╭──

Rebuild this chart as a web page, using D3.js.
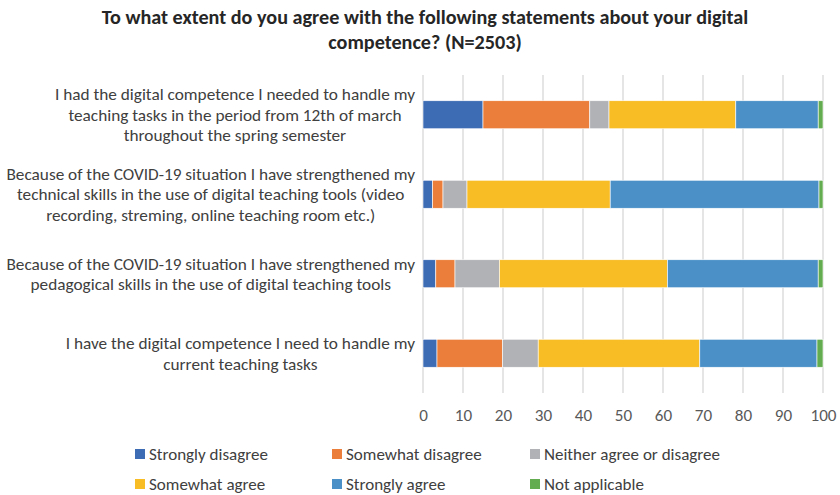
<!DOCTYPE html>
<html>
<head>
<meta charset="utf-8">
<script src="https://cdn.jsdelivr.net/npm/d3@7"></script>
<style>
  html, body { margin: 0; padding: 0; background: #fff; }
  svg { display: block; }
</style>
</head>
<body>
<svg id="chart" width="840" height="495"></svg>
<script>
// Survey statements (each wrapped label is stored as its lines)
const statements = [
  ["I had the digital competence I needed to handle my",
   "teaching tasks in the period from 12th of march",
   "throughout the spring semester"],
  ["Because of the COVID-19 situation I have strengthened my",
   "technical skills in the use of digital teaching tools (video",
   "recording, streming, online teaching room etc.)"],
  ["Because of the COVID-19 situation I have strengthened my",
   "pedagogical skills in the use of digital teaching tools"],
  ["I have the digital competence I need to handle my",
   "current teaching tasks"]
];

const responses = ["Strongly disagree", "Somewhat disagree", "Neither agree or disagree",
                   "Somewhat agree", "Strongly agree", "Not applicable"];

// Percentage of respondents per answer, one array per statement (same order as above)
const stronglyDisagree = [15.0, 2.4, 3.2, 3.5];
const somewhatDisagree = [26.7, 2.6, 4.8, 16.4];
const neitherAgree     = [4.8, 6.0, 11.1, 8.9];
const somewhatAgree    = [31.7, 35.8, 42.0, 40.4];
const stronglyAgree    = [20.6, 52.2, 37.7, 29.3];
const notApplicable    = [1.2, 1.0, 1.2, 1.5];

const xTicks = [0, 10, 20, 30, 40, 50, 60, 70, 80, 90, 100];

const titleLines = ["To what extent do you agree with the following statements about your digital",
                    "competence? (N=2503)"];

const colors = ["#3e6cb4", "#eb7e3a", "#b1b2b5", "#f8bc25", "#4b91c8", "#64ac50"];

const seriesValues = [stronglyDisagree, somewhatDisagree, neitherAgree,
                      somewhatAgree, stronglyAgree, notApplicable];

const FONT = "'Liberation Sans Narrow', Carlito, Lato, 'Liberation Sans', sans-serif";

const svg = d3.select("#chart");

// Table for the stack layout
const rows = statements.map((s, i) => {
  const r = { id: i };
  responses.forEach((k, j) => { r[k] = seriesValues[j][i]; });
  return r;
});
const stacked = d3.stack().keys(responses)(rows);

const x = d3.scaleLinear().domain([0, 100]).range([423, 823]);
const y = d3.scaleBand().domain(statements.map((s, i) => i))
  .range([75, 393]).paddingInner(0.648).paddingOuter(0.324);

// Measure text width for a given font spec
const measureCanvas = document.createElement("canvas").getContext("2d");
function textWidth(str, size, weight) {
  measureCanvas.font = `${weight || "normal"} ${size}px ${FONT}`;
  return measureCanvas.measureText(str).width;
}
function fitSize(str, targetWidth, weight) {
  return 100 * targetWidth / textWidth(str, 100, weight);
}

// Vertical gridlines
svg.append("g")
  .selectAll("line")
  .data(xTicks)
  .join("line")
  .attr("x1", d => x(d)).attr("x2", d => x(d))
  .attr("y1", 75).attr("y2", 393)
  .attr("stroke", "#dcdcdc")
  .attr("stroke-width", 1.5);

// Stacked bars
svg.append("g")
  .selectAll("g")
  .data(stacked)
  .join("g")
  .attr("fill", (d, i) => colors[i])
  .selectAll("rect")
  .data(d => d)
  .join("rect")
  .attr("x", d => x(d[0]))
  .attr("width", d => x(d[1]) - x(d[0]))
  .attr("y", (d, i) => y(i))
  .attr("height", y.bandwidth())
  .attr("stroke", "#fff")
  .attr("stroke-width", 0.6);

// X axis tick labels
const tickSize = fitSize("100", 26);
const xAxis = d3.axisBottom(x).tickValues(xTicks).tickSize(0).tickPadding(0);
const axisG = svg.append("g").attr("transform", "translate(0,415)").call(xAxis);
axisG.select(".domain").remove();
axisG.selectAll("text")
  .attr("font-family", FONT)
  .attr("font-size", tickSize)
  .attr("fill", "#595959")
  .attr("y", 0)
  .attr("dy", "0.35em");

// Category labels: each block right-aligned at the axis, lines centred within the block
const labelSize = fitSize("Because of the COVID-19 situation I have strengthened my", 409);
const lineGap = 20.5;
const labelG = svg.append("g");
statements.forEach((lines, i) => {
  const blockW = d3.max(lines, l => textWidth(l, labelSize));
  const cx = 415 - blockW / 2;
  const cy = y(i) + y.bandwidth() / 2;
  const t = labelG.append("text")
    .attr("font-family", FONT)
    .attr("font-size", labelSize)
    .attr("fill", "#404040")
    .attr("text-anchor", "middle");
  lines.forEach((l, k) => {
    t.append("tspan")
      .attr("x", cx)
      .attr("y", cy + (k - (lines.length - 1) / 2) * lineGap)
      .attr("dy", "0.35em")
      .text(l);
  });
});

// Title
const titleSize = fitSize(titleLines[0], 647, "bold");
const title = svg.append("text")
  .attr("font-family", FONT)
  .attr("font-size", titleSize)
  .attr("font-weight", "bold")
  .attr("fill", "#262626")
  .attr("text-anchor", "middle");
titleLines.forEach((l, k) => {
  title.append("tspan").attr("x", 425).attr("y", 17 + k * 25).attr("dy", "0.35em").text(l);
});

// Legend: three columns, two rows
const legendSize = fitSize("Strongly disagree", 119);
const legendX = [135, 332, 530];
const legendY = [454, 484];
const legend = svg.append("g")
  .selectAll("g")
  .data(responses)
  .join("g")
  .attr("transform", (d, i) => `translate(${legendX[i % 3]},${legendY[Math.floor(i / 3)]})`);
legend.append("rect")
  .attr("x", 0).attr("y", -5)
  .attr("width", 10).attr("height", 10)
  .attr("fill", (d, i) => colors[i]);
legend.append("text")
  .attr("x", 14).attr("y", 0).attr("dy", "0.35em")
  .attr("font-family", FONT)
  .attr("font-size", legendSize)
  .attr("fill", "#404040")
  .text(d => d);
</script>
</body>
</html>
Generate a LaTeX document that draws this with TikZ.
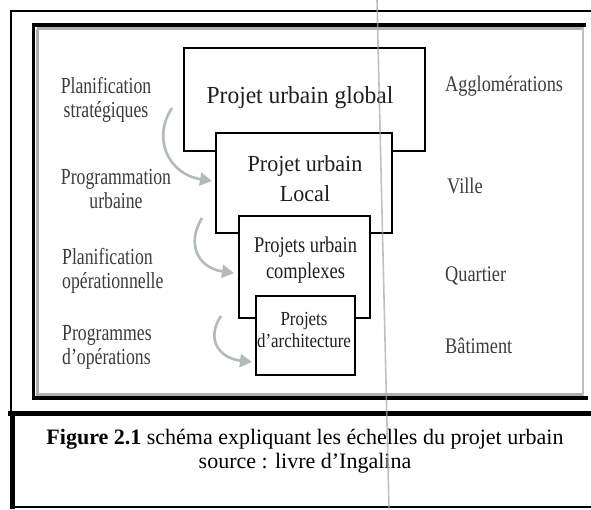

╰──

=== Work to be completed ===
Above are records to transcribe exactly; leave their pictures out.

=== Task answer ===
Rebuild this chart as a web page, using D3.js.
<!DOCTYPE html>
<html>
<head>
<meta charset="utf-8">
<script src="https://cdn.jsdelivr.net/npm/d3@7"></script>
<style>
  html, body { margin: 0; padding: 0; background: #fff; }
  svg { display: block; }
</style>
</head>
<body>
<svg id="chart" width="840" height="495"></svg>
<script>
// Survey statements (each wrapped label is stored as its lines)
const statements = [
  ["I had the digital competence I needed to handle my",
   "teaching tasks in the period from 12th of march",
   "throughout the spring semester"],
  ["Because of the COVID-19 situation I have strengthened my",
   "technical skills in the use of digital teaching tools (video",
   "recording, streming, online teaching room etc.)"],
  ["Because of the COVID-19 situation I have strengthened my",
   "pedagogical skills in the use of digital teaching tools"],
  ["I have the digital competence I need to handle my",
   "current teaching tasks"]
];

const responses = ["Strongly disagree", "Somewhat disagree", "Neither agree or disagree",
                   "Somewhat agree", "Strongly agree", "Not applicable"];

// Percentage of respondents per answer, one array per statement (same order as above)
const stronglyDisagree = [15.0, 2.4, 3.2, 3.5];
const somewhatDisagree = [26.7, 2.6, 4.8, 16.4];
const neitherAgree     = [4.8, 6.0, 11.1, 8.9];
const somewhatAgree    = [31.7, 35.8, 42.0, 40.4];
const stronglyAgree    = [20.6, 52.2, 37.7, 29.3];
const notApplicable    = [1.2, 1.0, 1.2, 1.5];

const xTicks = [0, 10, 20, 30, 40, 50, 60, 70, 80, 90, 100];

const titleLines = ["To what extent do you agree with the following statements about your digital",
                    "competence? (N=2503)"];

const colors = ["#3e6cb4", "#eb7e3a", "#b1b2b5", "#f8bc25", "#4b91c8", "#64ac50"];

const seriesValues = [stronglyDisagree, somewhatDisagree, neitherAgree,
                      somewhatAgree, stronglyAgree, notApplicable];

const FONT = "'Liberation Sans Narrow', Carlito, Lato, 'Liberation Sans', sans-serif";

const svg = d3.select("#chart");

// Table for the stack layout
const rows = statements.map((s, i) => {
  const r = { id: i };
  responses.forEach((k, j) => { r[k] = seriesValues[j][i]; });
  return r;
});
const stacked = d3.stack().keys(responses)(rows);

const x = d3.scaleLinear().domain([0, 100]).range([423, 823]);
const y = d3.scaleBand().domain(statements.map((s, i) => i))
  .range([75, 393]).paddingInner(0.648).paddingOuter(0.324);

// Measure text width for a given font spec
const measureCanvas = document.createElement("canvas").getContext("2d");
function textWidth(str, size, weight) {
  measureCanvas.font = `${weight || "normal"} ${size}px ${FONT}`;
  return measureCanvas.measureText(str).width;
}
function fitSize(str, targetWidth, weight) {
  return 100 * targetWidth / textWidth(str, 100, weight);
}

// Vertical gridlines
svg.append("g")
  .selectAll("line")
  .data(xTicks)
  .join("line")
  .attr("x1", d => x(d)).attr("x2", d => x(d))
  .attr("y1", 75).attr("y2", 393)
  .attr("stroke", "#dcdcdc")
  .attr("stroke-width", 1.5);

// Stacked bars
svg.append("g")
  .selectAll("g")
  .data(stacked)
  .join("g")
  .attr("fill", (d, i) => colors[i])
  .selectAll("rect")
  .data(d => d)
  .join("rect")
  .attr("x", d => x(d[0]))
  .attr("width", d => x(d[1]) - x(d[0]))
  .attr("y", (d, i) => y(i))
  .attr("height", y.bandwidth())
  .attr("stroke", "#fff")
  .attr("stroke-width", 0.6);

// X axis tick labels
const tickSize = fitSize("100", 26);
const xAxis = d3.axisBottom(x).tickValues(xTicks).tickSize(0).tickPadding(0);
const axisG = svg.append("g").attr("transform", "translate(0,415)").call(xAxis);
axisG.select(".domain").remove();
axisG.selectAll("text")
  .attr("font-family", FONT)
  .attr("font-size", tickSize)
  .attr("fill", "#595959")
  .attr("y", 0)
  .attr("dy", "0.35em");

// Category labels: each block right-aligned at the axis, lines centred within the block
const labelSize = fitSize("Because of the COVID-19 situation I have strengthened my", 409);
const lineGap = 20.5;
const labelG = svg.append("g");
statements.forEach((lines, i) => {
  const blockW = d3.max(lines, l => textWidth(l, labelSize));
  const cx = 415 - blockW / 2;
  const cy = y(i) + y.bandwidth() / 2;
  const t = labelG.append("text")
    .attr("font-family", FONT)
    .attr("font-size", labelSize)
    .attr("fill", "#404040")
    .attr("text-anchor", "middle");
  lines.forEach((l, k) => {
    t.append("tspan")
      .attr("x", cx)
      .attr("y", cy + (k - (lines.length - 1) / 2) * lineGap)
      .attr("dy", "0.35em")
      .text(l);
  });
});

// Title
const titleSize = fitSize(titleLines[0], 647, "bold");
const title = svg.append("text")
  .attr("font-family", FONT)
  .attr("font-size", titleSize)
  .attr("font-weight", "bold")
  .attr("fill", "#262626")
  .attr("text-anchor", "middle");
titleLines.forEach((l, k) => {
  title.append("tspan").attr("x", 425).attr("y", 17 + k * 25).attr("dy", "0.35em").text(l);
});

// Legend: three columns, two rows
const legendSize = fitSize("Strongly disagree", 119);
const legendX = [135, 332, 530];
const legendY = [454, 484];
const legend = svg.append("g")
  .selectAll("g")
  .data(responses)
  .join("g")
  .attr("transform", (d, i) => `translate(${legendX[i % 3]},${legendY[Math.floor(i / 3)]})`);
legend.append("rect")
  .attr("x", 0).attr("y", -5)
  .attr("width", 10).attr("height", 10)
  .attr("fill", (d, i) => colors[i]);
legend.append("text")
  .attr("x", 14).attr("y", 0).attr("dy", "0.35em")
  .attr("font-family", FONT)
  .attr("font-size", legendSize)
  .attr("fill", "#404040")
  .text(d => d);
</script>
</body>
</html>
Generate a LaTeX document that draws this with TikZ.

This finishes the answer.